Gold Soars After India’s Buying Spree
November 4, 2009 by Trend PK
Filed under World News
Gold Soars After India’s Buying Spree: India’s purchase of 200 tonnes of gold from the International Monetary Fund sent the precious metal’s price to a record high yesterday, but fears that the move indicates lurking inflation or is a sign of further weakness in the United States dollar are misplaced, analysts say. Gold soared $30.90 U.S. an ounce to $1,084.90 U.S.
Gold Soars After India’s Buying Spree:India’s purchase of 200 tonnes of gold from the International Monetary Fund sent the precious metal’s price to a record high yesterday, but fears that the move indicates lurking inflation or is a sign of further weakness in the United States dollar are misplaced, analysts say.
Gold soared $30.90 U.S. an ounce to $1,084.90 U.S. on news of the $6.7-billion purchase by India’s central bank from the IMF, which had announced its intention to sell 403 tonnes of gold to help fund loans to developing nations.
As the financial crisis has unfolded, central banks have slowed gold sales and in some cases increased their holdings as countries like China, with large holdings of U.S. dollar assets, have fretted about the declining value of the greenback.
Investors have driven up the price of gold, which broke above $1,000 U.S. an ounce in early September, seeking a hedge against inflation they fear will be unleashed by the massive amounts of stimulus spending circulating through the system.
But India’s move – the largest central-bank purchase in at least 30 years, according to Bloomberg news reports – should be seen as nothing more than a central bank deciding to diversify its asset base, said Bart Melek, global commodity strategist with BMO Capital Markets.
“They certainly have worries about the U.S. dollar longer-term and, as a matter of policy, want to diversify.”
He added, however: “I’m not sure the average person can assume anything about a central bank’s action to forecast what’s going to happen with inflation or the U.S. dollar.”
John Nadler, senior analyst for Kitco Metals, a precious metals retailer, said: “The perma bulls would interpret this to mean central banks are confirming gold is the ultimate money.
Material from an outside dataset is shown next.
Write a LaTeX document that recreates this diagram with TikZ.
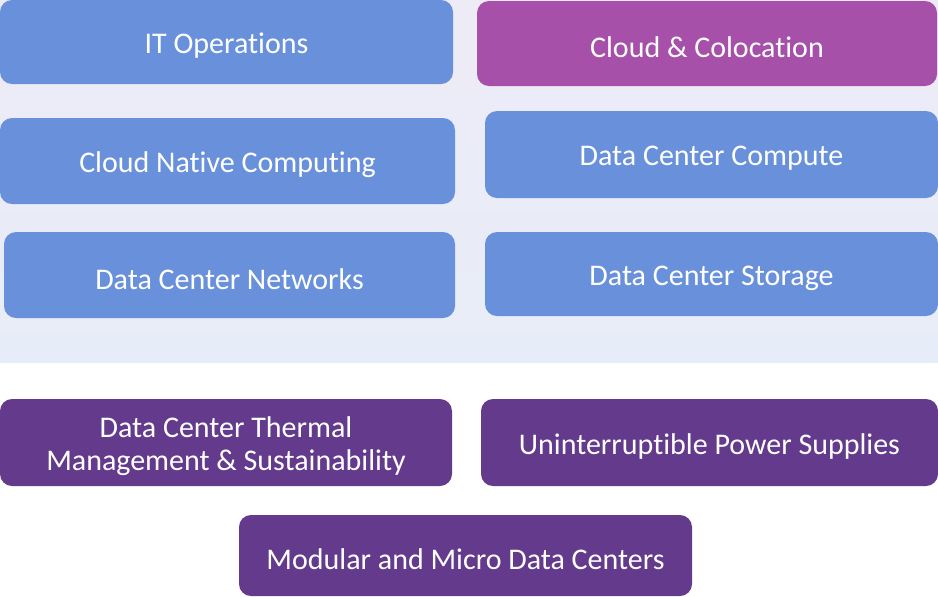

But India’s purchase is just a normal part of currency management practices.”
Nadler said gold’s run above $1,000 U.S. and the U.S. dollar’s 14-per-cent slide since early March are nothing more than a bubble driven by hedge funds.
Much as they did using the so-called yen carry trade before the financial crisis began, funds have been borrowing U.S. dollars at near-zero interest costs to purchase higher-risk assets like stocks and commodities.
“As soon as the U.S. Federal Reserve reverses or even show signs of reversing interest rates, this carry trade party is over,” Nadler said.
Once rate hikes begin, they will come quickly, knocking the value out of commodities like oil and gold that have been driven far beyond fundamentals by hedge funds, Nadler warns.
To buy gold now is likely to buy at the peak, he cautioned investors.
But Jamie Horvat, senior portfolio manager for Sprott Gold and Precious Minerals Fund, says gold’s price action yesterday is a sign of rising concern about the impact of mushrooming money supply.
Governments continue to pump money into the system to try to avert recessionary outcomes. The process drives down the purchasing power of money and “destroys the wealth of savers in the process,” Horvat said.
“That’s what we’re seeing today. That’s why oil is at $80 a barrel and copper is at $3 a pound. They continue to go up because the value of currencies continues to go down.”
Using what he described as conservative estimates, Horvat said gold is likely to hit $2,000 an ounce within three years. Melek’s target is for $1,100 U.S. an ounce by 2011.